Even though they're getting bigger, when most people think of electric cars, they think of a compact model. The Nissan Leaf, for example, is an electric car that, though it has room for five and a hatchback, is not exactly commodious. The Mitsubishi i, is only 62.4 inches (158.5 centimeters) wide [source: Mitsubishi]. Keeping an electric car small makes sense: the smaller the car is, the less it weighs, and the more range can be extracted from the battery pack.
But it is possible to take the less-is-more electric aesthetic a bit too far.
Scientists working in Switzerland and the Netherlands have created what can be called the world's smallest electric car. Don't go looking for passenger or cargo volume numbers, though. And its range probably won't be enough to get you to work and back, though it does have standard four-wheel drive.
The world's smallest electric car is actually a custom-designed molecule. That's right -- it's a car that you need a microscope to see. On the plus side, parking it is a cinch.
The molecule has a stem with four branches. It sort of looks like the letter H. Each branch rotates, acting as wheels for the car. The power for the car comes from a scanning tunneling microscope. When the tip of the microscope, which is only as big as a single atom, comes near the electric car molecule, electrons jump from the microscope to the car. As the wheels absorb the charge, they change shape in a rolling motion, causing the entire molecule to move. Each charge allows the car to go about six billionths of a meter. And, in order for the charge to work, it needs to be administered in a vacuum with a temperature of minus 446.8 degrees Fahrenheit (minus 266 degrees Celsius).

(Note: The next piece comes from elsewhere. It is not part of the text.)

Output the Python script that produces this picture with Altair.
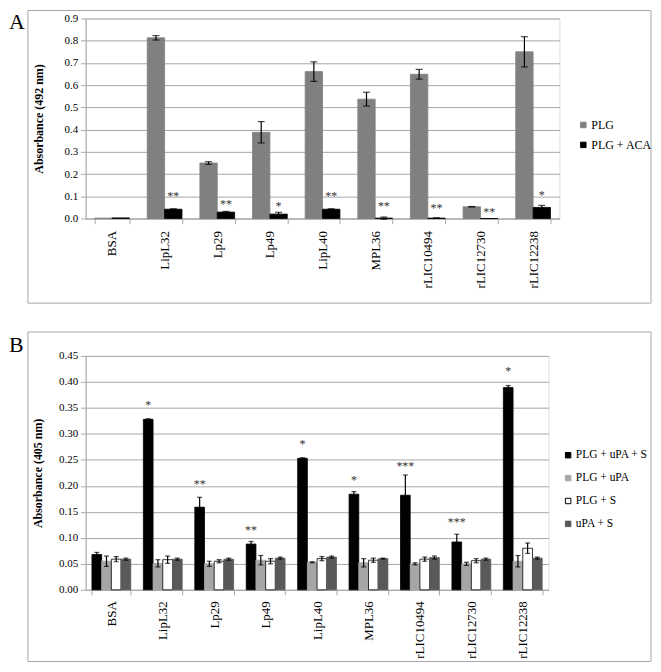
import altair as alt
import pandas as pd

SERIF = "Liberation Serif"

cats = ["BSA", "LipL32", "Lp29", "Lp49", "LipL40", "MPL36", "rLIC10494", "rLIC12730", "rLIC12238"]

# ---------------- Panel A ----------------
a_series = ["PLG", "PLG + ACA"]
a_colors = ["#808080", "#000000"]
a_plg = [0.002, 0.813, 0.250, 0.388, 0.661, 0.537, 0.649, 0.053, 0.750]
a_plg_err = [0.0, 0.010, 0.006, 0.048, 0.044, 0.031, 0.022, 0.001, 0.068]
a_aca = [0.003, 0.042, 0.029, 0.020, 0.042, 0.002, 0.002, 0.0, 0.050]
a_aca_err = [0.0, 0.002, 0.003, 0.008, 0.002, 0.005, 0.001, 0.0, 0.009]
a_stars = ["", "**", "**", "*", "**", "**", "**", "**", "*"]
a_star_y = [0.0, 0.110, 0.073, 0.066, 0.110, 0.066, 0.055, 0.037, 0.116]

# ---------------- Panel B ----------------
b_series = ["PLG + uPA + S", "PLG + uPA", "PLG + S", "uPA + S"]
b_fill = ["#000000", "#a6a6a6", "#ffffff", "#595959"]
b_stroke = ["#000000", "#a6a6a6", "#000000", "#595959"]
b_vals = [
    [0.068, 0.328, 0.159, 0.088, 0.253, 0.184, 0.182, 0.092, 0.389],
    [0.055, 0.051, 0.050, 0.057, 0.053, 0.052, 0.050, 0.050, 0.055],
    [0.059, 0.058, 0.055, 0.055, 0.060, 0.057, 0.059, 0.056, 0.080],
    [0.059, 0.059, 0.059, 0.061, 0.063, 0.060, 0.062, 0.059, 0.061],
]
b_errs = [
    [0.004, 0.001, 0.019, 0.005, 0.001, 0.005, 0.039, 0.015, 0.004],
    [0.010, 0.007, 0.005, 0.009, 0.001, 0.008, 0.002, 0.003, 0.011],
    [0.005, 0.007, 0.003, 0.005, 0.004, 0.004, 0.004, 0.004, 0.010],
    [0.002, 0.002, 0.002, 0.002, 0.002, 0.001, 0.003, 0.002, 0.002],
]
b_stars = ["", "*", "**", "**", "*", "*", "***", "***", "*"]
b_star_y = [0.0, 0.360, 0.207, 0.118, 0.285, 0.216, 0.242, 0.134, 0.424]


def make_df(series, vals, errs):
    rows = []
    for s, v, e in zip(series, vals, errs):
        for c, vi, ei in zip(cats, v, e):
            rows.append(dict(cat=c, series=s, value=vi, lo=vi - ei, hi=vi + ei, err=ei))
    return pd.DataFrame(rows)


def make_stars(series, labels, ys):
    rows = [dict(cat=c, series=series, label=l, sy=y) for c, l, y in zip(cats, labels, ys) if l]
    return pd.DataFrame(rows)


def panel(df, sdf, series, fills, strokes, ymax, ticks, fmt, title, width, height,
          pad_in, capw, legx, legy, rowpad, legfs, letter, frame_y0, frame_y1, letter_y,
          title_pad, lab_pad):
    xaxis = alt.Axis(title=None, labelAngle=270, labelFont=SERIF, labelFontSize=13,
                     labelColor="black", tickBand="extent", domainColor="#a6a6a6",
                     tickColor="#a6a6a6", tickSize=5, labelPadding=lab_pad, grid=False)
    x = alt.X("cat:N", sort=cats,
              scale=alt.Scale(type="band", domain=cats, paddingInner=pad_in,
                              paddingOuter=pad_in / 2),
              axis=xaxis)
    xo = alt.XOffset("series:N", sort=series,
                     scale=alt.Scale(type="band", domain=series, paddingInner=0, paddingOuter=0))
    yscale = alt.Scale(domain=[0, ymax], nice=False, zero=True)
    yaxis = alt.Axis(values=ticks, format=fmt, title=title, titleFont=SERIF, titleFontSize=12,
                     titleFontWeight="bold", titleColor="black", titlePadding=title_pad,
                     labelFont=SERIF, labelFontSize=11, labelColor="black", labelPadding=3,
                     tickSize=5, tickColor="#a6a6a6", domainColor="#a6a6a6",
                     gridColor="#a6a6a6", gridWidth=1, labelOverlap=False)
    leg = alt.Legend(title=None, orient="none", legendX=legx, legendY=legy, labelFont=SERIF,
                     labelFontSize=legfs, labelColor="black", symbolType="square",
                     symbolSize=30, symbolStrokeWidth=1, labelOffset=2, rowPadding=rowpad,
                     padding=0)
    base = alt.Chart(df)
    bars = base.mark_bar(strokeWidth=0.8).encode(
        x=x, xOffset=xo,
        y=alt.Y("value:Q", scale=yscale, axis=yaxis),
        fill=alt.Fill("series:N", scale=alt.Scale(domain=series, range=fills), legend=leg),
        stroke=alt.Stroke("series:N", scale=alt.Scale(domain=series, range=strokes), legend=leg),
    )
    edf = base.transform_filter("datum.err > 0")
    rules = edf.mark_rule(color="black", strokeWidth=1.2).encode(
        x=x, xOffset=xo, y=alt.Y("lo:Q", scale=yscale, axis=yaxis), y2="hi:Q")
    cap_lo = edf.mark_tick(color="black", thickness=1.2, size=capw).encode(
        x=x, xOffset=xo, y=alt.Y("lo:Q", scale=yscale, axis=yaxis))
    cap_hi = edf.mark_tick(color="black", thickness=1.2, size=capw).encode(
        x=x, xOffset=xo, y=alt.Y("hi:Q", scale=yscale, axis=yaxis))
    stars = alt.Chart(sdf).mark_text(font=SERIF, fontSize=12, color="#333333",
                                     baseline="alphabetic", dy=6).encode(
        x=x, xOffset=xo, y=alt.Y("sy:Q", scale=yscale, axis=yaxis), text="label:N")
    one = alt.Data(values=[{"k": 1}])
    frame = alt.Chart(one).mark_rect(fillOpacity=0, stroke="#a6a6a6", strokeWidth=1).encode(
        x=alt.value(-58), x2=alt.value(568), y=alt.value(frame_y0), y2=alt.value(frame_y1))
    let = alt.Chart(one).mark_text(font=SERIF, fontSize=22, align="left", baseline="top",
                                   color="black").encode(
        x=alt.value(-77), y=alt.value(letter_y), text=alt.value(letter))
    return alt.layer(frame, bars, rules, cap_lo, cap_hi, stars, let).properties(
        width=width, height=height)


dfA = make_df(a_series, [a_plg, a_aca], [a_plg_err, a_aca_err])
sA = make_stars("PLG + ACA", a_stars, a_star_y)
ticksA = [round(i * 0.1, 1) for i in range(10)]
chartA = panel(dfA, sA, a_series, a_colors, a_colors, 0.9, ticksA, ".1f", "Absorbance (492 nm)",
               476, 201, 0.34, 7, 494, 101, 8, 12, "A", -8, 286, -6, 19, 7)

dfB = make_df(b_series, b_vals, b_errs)
sB = make_stars("PLG + uPA + S", b_stars, b_star_y)
ticksB = [round(i * 0.05, 2) for i in range(10)]
chartB = panel(dfB, sB, b_series, b_fill, b_stroke, 0.45, ticksB, ".2f", "Absorbance (405 nm)",
               465, 235, 0.245, 5, 479, 94, 10, 11.5, "B", -24, 307, -21, 14, 6)

chart = alt.vconcat(chartA, chartB, spacing=27).resolve_scale(
    x="independent", y="independent", xOffset="independent",
    fill="independent", stroke="independent"
).properties(padding={"left": 0, "top": 0, "right": 0, "bottom": 0}).configure_view(
    strokeWidth=0).configure(background="white")

chart.save("out.html", embed_options={"renderer": "svg", "actions": False})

So, what's the use of this electric car? The scientists aren't sure yet. But they think it signals a new path in nanotechnology, which is the manipulation of matter at extremely small scales. While most technology starts out large and gets progressively smaller -- like how the original computers that took up entire floors of buildings turned into the smartphone that fits in your pocket -- nanotechnologists look to start small (actually, very small). By manipulating matter and creating new molecules, they hope to create new machines, proteins, organic matter and other materials. We might not be able to ride in the world's smallest electric car, but it could eventually be the basis for other technological advances.
Just don't forget where you parked it.